### PROMPT
Transcribe all of the material exactly, except for its pictures.

START PROVIDED DATA

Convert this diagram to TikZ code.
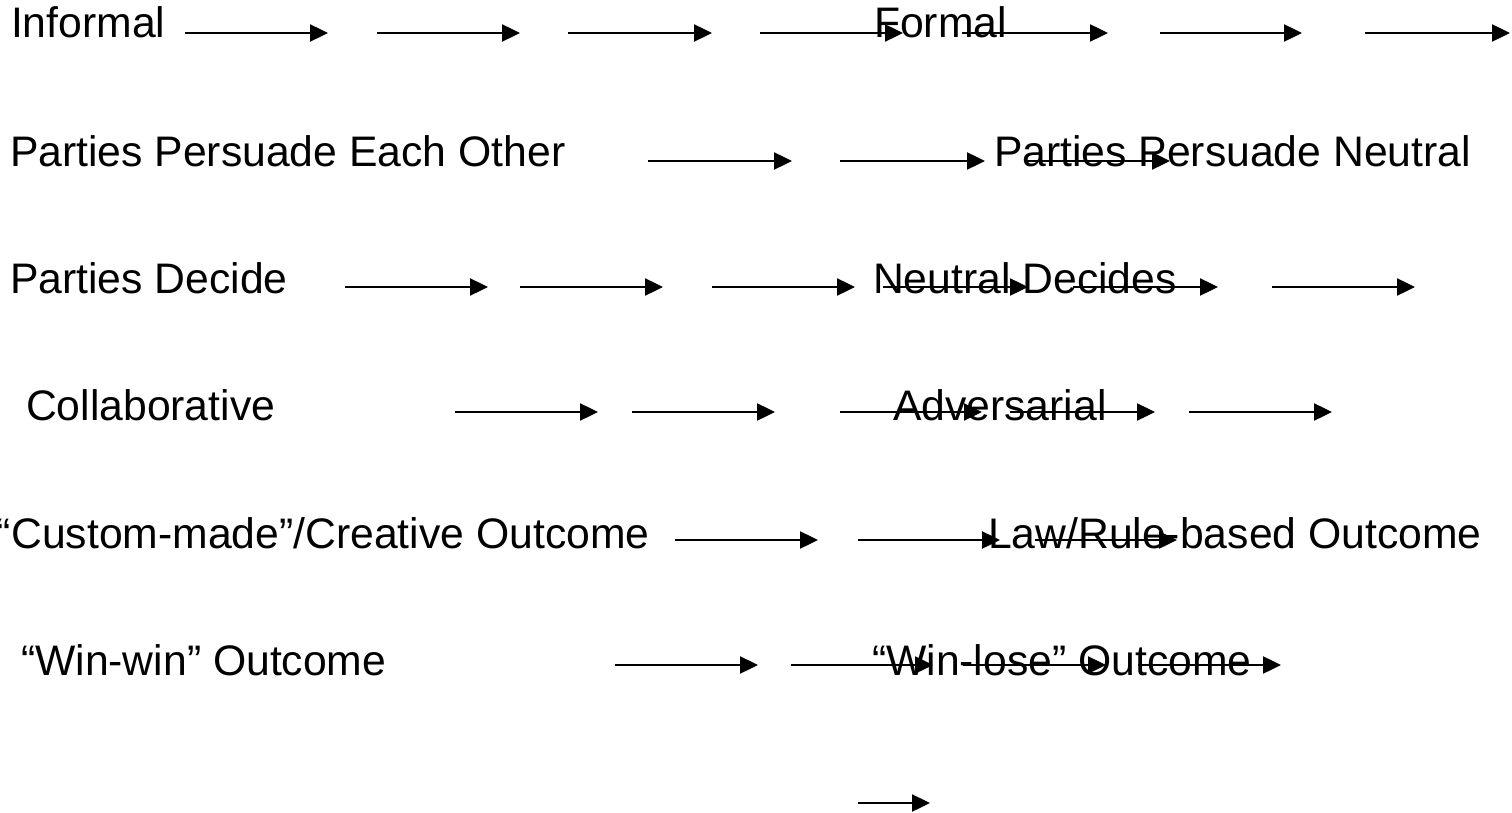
\documentclass[tikz,border=0pt]{standalone}
\usepackage{fontspec}
\setmainfont{Liberation Sans}
\usetikzlibrary{arrows.meta}
\tikzset{
  lbl/.style={anchor=base west, inner sep=0pt, outer sep=0pt, font=\fontsize{42.7}{50}\selectfont},
  arr/.style={line width=2.4pt, -{Triangle[length=18pt,width=17pt]}}
}
\newcommand{\myarrow}[4]{%
  \coordinate (#1s) at (#2,#4);
  \coordinate (#1e) at (#3,#4);
  \draw[arr] (#1s) -- (#1e);
}
\begin{document}
\begin{tikzpicture}[x=1pt,y=-1pt]
\useasboundingbox (0,0) rectangle (1512,813);
% texts
\node[lbl] (informal) at (11,38) {Informal};
\node[lbl] (formal) at (874,38) {Formal};
\node[lbl] (ppeo) at (10,167) {Parties Persuade Each Other};
\node[lbl] (ppn) at (994,167) {Parties Persuade Neutral};
\node[lbl] (pd) at (10,293) {Parties Decide};
\node[lbl] (nd) at (873,293) {Neutral Decides};
\node[lbl] (collab) at (26,420) {Collaborative};
\node[lbl] (adv) at (893,420) {Adversarial};
\node[lbl] (custom) at (-3,548) {“Custom-made”/Creative Outcome};
\node[lbl] (law) at (988,548) {Law/Rule-based Outcome};
\node[lbl] (ww) at (21,675) {“Win-win” Outcome};
\node[lbl] (wl) at (872,675) {“Win-lose” Outcome};
% row 1
\myarrow{a1}{185}{328}{33}
\myarrow{a2}{377}{520}{33}
\myarrow{a3}{568}{712}{33}
\myarrow{a4}{760}{903}{33}
\myarrow{a5}{962}{1108}{33}
\myarrow{a6}{1160}{1302}{33}
\myarrow{a7}{1365}{1510}{33}
% row 2
\myarrow{b1}{648}{792}{161}
\myarrow{b2}{840}{985}{161}
\myarrow{b3}{1025}{1170}{161}
% row 3
\myarrow{c1}{345}{488}{287}
\myarrow{c2}{520}{663}{287}
\myarrow{c3}{712}{855}{287}
\myarrow{c4}{883}{1028}{287}
\myarrow{c5}{1073}{1218}{287}
\myarrow{c6}{1272}{1415}{287}
% row 4
\myarrow{d1}{455}{598}{412}
\myarrow{d2}{632}{775}{412}
\myarrow{d3}{840}{982}{412}
\myarrow{d4}{1010}{1155}{412}
\myarrow{d5}{1189}{1332}{412}
% row 5
\myarrow{e1}{675}{818}{540}
\myarrow{e2}{858}{1000}{540}
\myarrow{e3}{1035}{1177}{540}
% row 6
\myarrow{f1}{615}{758}{665}
\myarrow{f2}{791}{933}{665}
\myarrow{f3}{963}{1106}{665}
\myarrow{f4}{1138}{1281}{665}
% row 7
\myarrow{g1}{858}{930}{803}
\end{tikzpicture}
\end{document}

END PROVIDED DATA

### RESULT OF THIS EXERCISE
Convert this diagram to TikZ code.
\documentclass[tikz,border=0pt]{standalone}
\usepackage{fontspec}
\setmainfont{Liberation Sans}
\usetikzlibrary{arrows.meta}
\tikzset{
  lbl/.style={anchor=base west, inner sep=0pt, outer sep=0pt, font=\fontsize{42.7}{50}\selectfont},
  arr/.style={line width=2.4pt, -{Triangle[length=18pt,width=17pt]}}
}
\newcommand{\myarrow}[4]{%
  \coordinate (#1s) at (#2,#4);
  \coordinate (#1e) at (#3,#4);
  \draw[arr] (#1s) -- (#1e);
}
\begin{document}
\begin{tikzpicture}[x=1pt,y=-1pt]
\useasboundingbox (0,0) rectangle (1512,813);
% texts
\node[lbl] (informal) at (11,38) {Informal};
\node[lbl] (formal) at (874,38) {Formal};
\node[lbl] (ppeo) at (10,167) {Parties Persuade Each Other};
\node[lbl] (ppn) at (994,167) {Parties Persuade Neutral};
\node[lbl] (pd) at (10,293) {Parties Decide};
\node[lbl] (nd) at (873,293) {Neutral Decides};
\node[lbl] (collab) at (26,420) {Collaborative};
\node[lbl] (adv) at (893,420) {Adversarial};
\node[lbl] (custom) at (-3,548) {“Custom-made”/Creative Outcome};
\node[lbl] (law) at (988,548) {Law/Rule-based Outcome};
\node[lbl] (ww) at (21,675) {“Win-win” Outcome};
\node[lbl] (wl) at (872,675) {“Win-lose” Outcome};
% row 1
\myarrow{a1}{185}{328}{33}
\myarrow{a2}{377}{520}{33}
\myarrow{a3}{568}{712}{33}
\myarrow{a4}{760}{903}{33}
\myarrow{a5}{962}{1108}{33}
\myarrow{a6}{1160}{1302}{33}
\myarrow{a7}{1365}{1510}{33}
% row 2
\myarrow{b1}{648}{792}{161}
\myarrow{b2}{840}{985}{161}
\myarrow{b3}{1025}{1170}{161}
% row 3
\myarrow{c1}{345}{488}{287}
\myarrow{c2}{520}{663}{287}
\myarrow{c3}{712}{855}{287}
\myarrow{c4}{883}{1028}{287}
\myarrow{c5}{1073}{1218}{287}
\myarrow{c6}{1272}{1415}{287}
% row 4
\myarrow{d1}{455}{598}{412}
\myarrow{d2}{632}{775}{412}
\myarrow{d3}{840}{982}{412}
\myarrow{d4}{1010}{1155}{412}
\myarrow{d5}{1189}{1332}{412}
% row 5
\myarrow{e1}{675}{818}{540}
\myarrow{e2}{858}{1000}{540}
\myarrow{e3}{1035}{1177}{540}
% row 6
\myarrow{f1}{615}{758}{665}
\myarrow{f2}{791}{933}{665}
\myarrow{f3}{963}{1106}{665}
\myarrow{f4}{1138}{1281}{665}
% row 7
\myarrow{g1}{858}{930}{803}
\end{tikzpicture}
\end{document}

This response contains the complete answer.